Shelley also noted that the family used to run out of DHW quickly. Now they can shower as long as they want and run multiple taps.
“We have all the hot water we need,” Shelley explained. “We can’t smell oil in the basement anymore, and we don’t hear the boiler start up like we used to.”
“We have about a dozen Alta boilers in the field,” said Tull. “They work very well on LP. Most of the installations in Hartford County are on propane. The Alta is also easy to clean, and access is fantastic because the side panels are removable.”
There’s another reason that Tull installs the Alta. Much like other models in the U.S. Boiler Company lineup, the Alta is available at a variety of local supply houses, including Northeastern Supply, Thomas Somerville and R.E. Michel.

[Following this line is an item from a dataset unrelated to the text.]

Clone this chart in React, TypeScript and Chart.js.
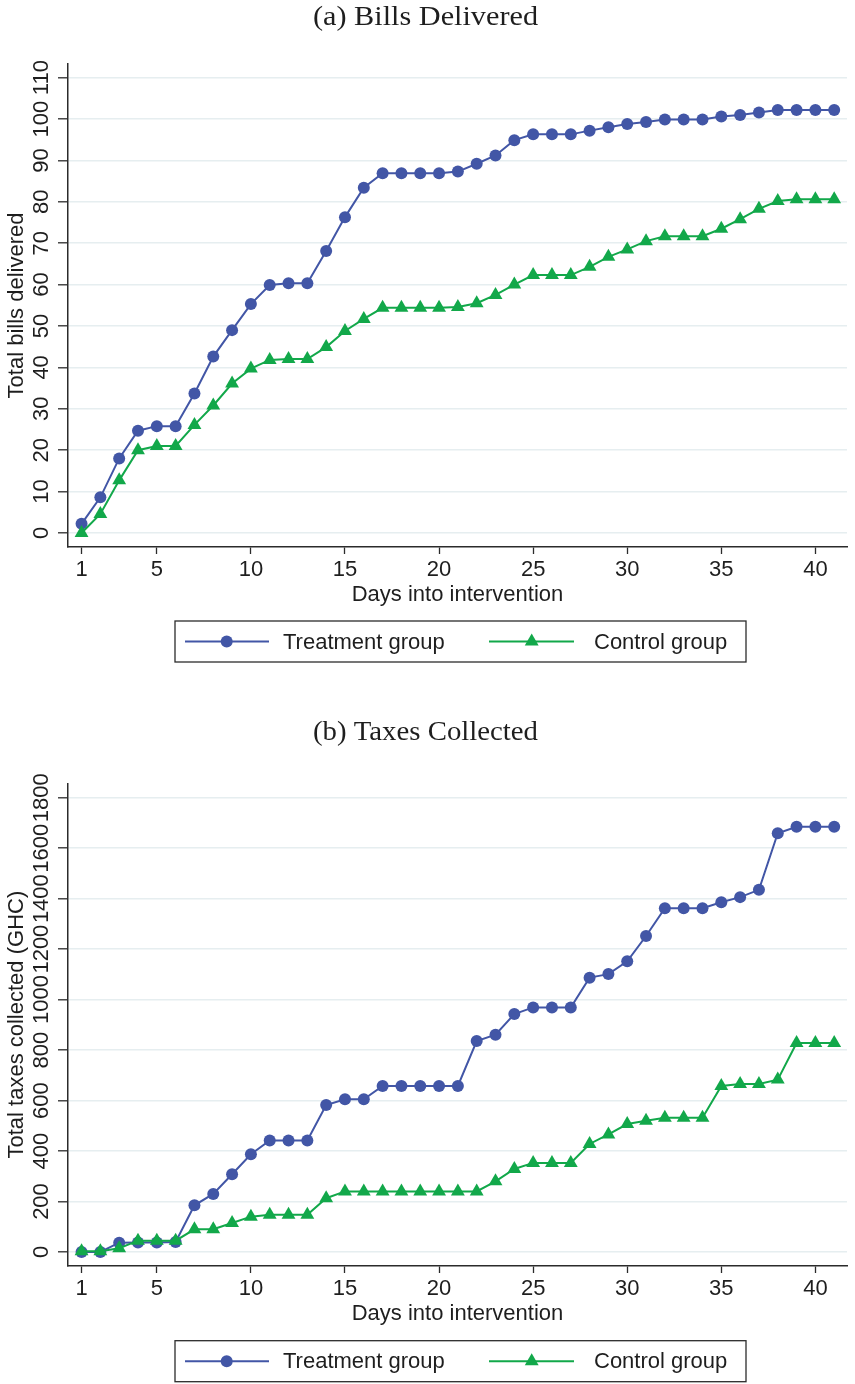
import React, { useEffect, useRef } from "react";
import { Chart, registerables } from "chart.js";

Chart.register(...registerables);

// ---- data -------------------------------------------------------------
const days = [
  1, 2, 3, 4, 5, 6, 7, 8, 9, 10, 11, 12, 13, 14, 15, 16, 17, 18, 19, 20, 21,
  22, 23, 24, 25, 26, 27, 28, 29, 30, 31, 32, 33, 34, 35, 36, 37, 38, 39, 40, 41,
];
const dayTicks = [1, 5, 10, 15, 20, 25, 30, 35, 40];
const billsTicks = [0, 10, 20, 30, 40, 50, 60, 70, 80, 90, 100, 110];
const taxesTicks = [0, 200, 400, 600, 800, 1000, 1200, 1400, 1600, 1800];

const billsTreatment = [
  2.2, 8.6, 18.0, 24.7, 25.8, 25.8, 33.7, 42.6, 49.0, 55.3, 59.9, 60.3, 60.3,
  68.1, 76.3, 83.4, 86.9, 86.9, 86.9, 86.9, 87.3, 89.2, 91.2, 94.9, 96.3, 96.3,
  96.3, 97.2, 98.0, 98.8, 99.3, 99.9, 99.9, 99.9, 100.6, 101.0, 101.6, 102.2,
  102.2, 102.2, 102.2,
];
const billsControl = [
  0, 4.6, 12.7, 20.0, 21.0, 21.0, 26.1, 30.8, 36.1, 39.7, 41.8, 42.0, 42.0,
  44.9, 48.8, 51.7, 54.4, 54.4, 54.4, 54.4, 54.6, 55.5, 57.5, 60.0, 62.3, 62.3,
  62.3, 64.3, 66.7, 68.5, 70.5, 71.7, 71.7, 71.7, 73.5, 75.8, 78.3, 80.2, 80.6,
  80.6, 80.6,
];
const taxesTreatment = [
  0, 0, 37, 38, 38, 40, 185, 230, 308, 387, 442, 442, 442, 582, 605, 605, 658,
  658, 658, 658, 658, 836, 861, 943, 969, 969, 969, 1087, 1101, 1152, 1252,
  1362, 1362, 1362, 1386, 1406, 1435, 1659, 1685, 1685, 1685,
];
const taxesControl = [
  3, 3, 15, 45, 45, 45, 90, 90, 115, 140, 148, 148, 148, 213, 240, 240, 240,
  240, 240, 240, 240, 240, 280, 329, 353, 353, 353, 428, 466, 507, 520, 532,
  532, 532, 658, 666, 666, 683, 828, 828, 828,
];

const groupNames = ["Treatment group", "Control group"];

// ---- styling ----------------------------------------------------------
const TREAT = "rgb(66, 86, 166)";
const CONTROL = "rgb(18, 168, 74)";
const INK = "#1e1e1e";
const AXIS = "#2b2b2b";
const GRID = "#e6eef0";
const SANS = '"Liberation Sans", Arial, Helvetica, sans-serif';
const SERIF = '"Liberation Serif", "Times New Roman", serif';

const W = 855;
const H = 692;

function drawMarker(ctx: CanvasRenderingContext2D, style: string, x: number, y: number, r: number) {
  ctx.beginPath();
  if (style === "triangle") {
    let rad = 0;
    ctx.moveTo(x + Math.sin(rad) * r, y - Math.cos(rad) * r);
    rad += (2 * Math.PI) / 3;
    ctx.lineTo(x + Math.sin(rad) * r, y - Math.cos(rad) * r);
    rad += (2 * Math.PI) / 3;
    ctx.lineTo(x + Math.sin(rad) * r, y - Math.cos(rad) * r);
    ctx.closePath();
  } else {
    ctx.arc(x, y, r, 0, Math.PI * 2);
  }
  ctx.fill();
}

// Heading, rotated y labels, y title and boxed legend
const panelDecor = {
  id: "panelDecor",
  afterDraw(chart: any, _args: any, opts: any) {
    const { ctx, chartArea, scales } = chart;
    ctx.save();
    ctx.fillStyle = INK;

    // heading
    ctx.font = `27px ${SERIF}`;
    ctx.textAlign = "left";
    ctx.textBaseline = "alphabetic";
    const w = ctx.measureText(opts.heading).width;
    ctx.save();
    ctx.translate(opts.headingX - opts.headingWidth / 2, opts.headingY);
    ctx.scale(opts.headingWidth / w, 1);
    ctx.fillText(opts.heading, 0, 0);
    ctx.restore();

    // y tick labels, reading upward
    ctx.font = `22px ${SANS}`;
    ctx.textAlign = "center";
    for (const v of opts.yTicks) {
      const py = scales.y.getPixelForValue(v);
      ctx.save();
      ctx.translate(opts.tickBaseX, py);
      ctx.rotate(-Math.PI / 2);
      ctx.fillText(String(v), 0, 0);
      ctx.restore();
    }

    // y title
    ctx.save();
    ctx.translate(opts.titleBaseX, (chartArea.top + chartArea.bottom) / 2);
    ctx.rotate(-Math.PI / 2);
    ctx.fillText(opts.yTitle, 0, 0);
    ctx.restore();

    // legend box
    const lg = opts.legend;
    ctx.strokeStyle = AXIS;
    ctx.lineWidth = 1.3;
    ctx.strokeRect(lg.left, lg.top, lg.right - lg.left, lg.bottom - lg.top);
    const cy = (lg.top + lg.bottom) / 2;
    ctx.textAlign = "left";
    ctx.textBaseline = "middle";
    lg.items.forEach((it: any, i: number) => {
      const ds = chart.data.datasets[i];
      ctx.strokeStyle = ds.borderColor;
      ctx.fillStyle = ds.borderColor;
      ctx.lineWidth = 2;
      ctx.beginPath();
      ctx.moveTo(lg.left + it.lineFrom, cy);
      ctx.lineTo(lg.left + it.lineTo, cy);
      ctx.stroke();
      drawMarker(ctx, ds.pointStyle, lg.left + it.marker, cy, ds.pointRadius);
      ctx.fillStyle = INK;
      ctx.fillText(ds.label, lg.left + it.text, cy + 1);
    });
    ctx.restore();
  },
};

function makeDataset(label: string, values: number[], color: string, style: string, radius: number, order: number) {
  return {
    label,
    data: days.map((d, i) => ({ x: d, y: values[i] })),
    borderColor: color,
    backgroundColor: color,
    pointBackgroundColor: color,
    pointBorderColor: color,
    pointBorderWidth: 0,
    pointRadius: radius,
    pointHoverRadius: radius,
    pointStyle: style,
    borderWidth: 2,
    tension: 0,
    order,
  };
}

type PanelProps = {
  heading: string;
  headingY: number;
  yTitle: string;
  treatment: number[];
  control: number[];
  yTicks: number[];
  yMin: number;
  yMax: number;
  padTop: number;
  padBottom: number;
  legendTop: number;
};

function Panel(p: PanelProps) {
  const ref = useRef<HTMLCanvasElement | null>(null);

  useEffect(() => {
    if (!ref.current) return;
    const chart = new Chart(ref.current, {
      type: "line",
      data: {
        datasets: [
          makeDataset(groupNames[0], p.treatment, TREAT, "circle", 6, 1),
          makeDataset(groupNames[1], p.control, CONTROL, "triangle", 8, 0),
        ],
      },
      options: {
        responsive: false,
        animation: false,
        devicePixelRatio: 1,
        events: [],
        layout: { padding: { top: p.padTop, bottom: p.padBottom, left: 0, right: 2 } },
        scales: {
          x: {
            type: "linear",
            min: 0.28,
            max: 41.68,
            afterBuildTicks: (s: any) => {
              s.ticks = dayTicks.map((v) => ({ value: v }));
            },
            afterFit: (s: any) => {
              s.height = 61;
            },
            grid: {
              drawOnChartArea: false,
              drawTicks: true,
              tickLength: 7,
              tickColor: AXIS,
              tickWidth: 1.3,
            },
            border: { display: true, color: AXIS, width: 1.5 },
            ticks: {
              autoSkip: false,
              maxRotation: 0,
              minRotation: 0,
              padding: 3,
              color: INK,
              font: { family: SANS, size: 22 },
              callback: (v: any) => String(v),
            },
            title: {
              display: true,
              text: "Days into intervention",
              color: INK,
              font: { family: SANS, size: 22 },
              padding: { top: 0, bottom: 0 },
            },
          },
          y: {
            type: "linear",
            min: p.yMin,
            max: p.yMax,
            afterBuildTicks: (s: any) => {
              s.ticks = p.yTicks.map((v) => ({ value: v }));
            },
            afterFit: (s: any) => {
              s.width = 68;
            },
            grid: {
              color: GRID,
              lineWidth: 1.6,
              drawTicks: true,
              tickLength: 10,
              tickColor: AXIS,
              tickWidth: 1.3,
            },
            border: { display: true, color: AXIS, width: 1.5 },
            ticks: { display: false },
          },
        },
        plugins: {
          legend: { display: false },
          tooltip: { enabled: false },
          panelDecor: {
            heading: p.heading,
            headingX: 425.5,
            headingY: p.headingY,
            headingWidth: 225,
            yTicks: p.yTicks,
            tickBaseX: 48,
            titleBaseX: 23,
            yTitle: p.yTitle,
            legend: {
              left: 175,
              right: 746,
              top: p.legendTop,
              bottom: p.legendTop + 41,
              items: [
                { lineFrom: 10, lineTo: 94, marker: 51.7, text: 108 },
                { lineFrom: 314, lineTo: 399, marker: 356.7, text: 419 },
              ],
            },
          },
        } as any,
      },
      plugins: [panelDecor],
    } as any);
    return () => chart.destroy();
  }, []);

  return <canvas ref={ref} width={W} height={H} style={{ display: "block", width: W, height: H }} />;
}

export default function App() {
  return (
    <div style={{ position: "absolute", left: 0, top: 0, width: W, height: 2 * H, background: "#fff" }}>
      <Panel
        heading="(a) Bills Delivered"
        headingY={25}
        yTitle="Total bills delivered"
        treatment={billsTreatment}
        control={billsControl}
        yTicks={billsTicks}
        yMin={-3.4}
        yMax={113.3}
        padTop={64}
        padBottom={84}
        legendTop={621}
      />
      <Panel
        heading="(b) Taxes Collected"
        headingY={48}
        yTitle="Total taxes collected (GHC)"
        treatment={taxesTreatment}
        control={taxesControl}
        yTicks={taxesTicks}
        yMin={-55.5}
        yMax={1857}
        padTop={91.3}
        padBottom={57}
        legendTop={648.7}
      />
    </div>
  );
}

“When it’s cold and a customer needs heat, I can’t come up empty-handed on parts and product,” said Tull. “Having equipment that’s readily available is extremely important.”
“A challenge only becomes an obstacle when you bow to it.” – Ray Davis.
Last heating season, Straight Plumbing and Heating installed 35 boilers. This year, only 20. He suspects the economy has something to do with that, but he’s certain there’s another reason.
According to Tull, many big HVAC companies are pushing homeowners toward inexpensive heat pumps. There are lots of “house flippers” in his territory, as well. Typically, flippers install the cheapest heat pump on the market.
“I’m not talking about high-efficiency, low-ambient temperature systems,” he said. “I mean the cheap, undersized unitary systems. I’ve had homeowners call me after buying a house with a new heat pump, asking if I can install ‘a real heating system.’ Once winter hits, they’re uncomfortable and their electric bill spikes because the units constantly run on emergency heat.”
It’s hard to sell a premium system against a budget option when the customer doesn’t know the difference before signing the contract.
“I know it will all come full circle,” said Tull. “You only make that mistake once. If I was trying to grow rapidly, I’d be concerned about it, but I’m happy with where the company is. It’ll grow gradually. We’ll continue solving harsh water problems and creating extremely comfortable heating systems. If we do that and remain transparent with our customers, the company will continue to do well.”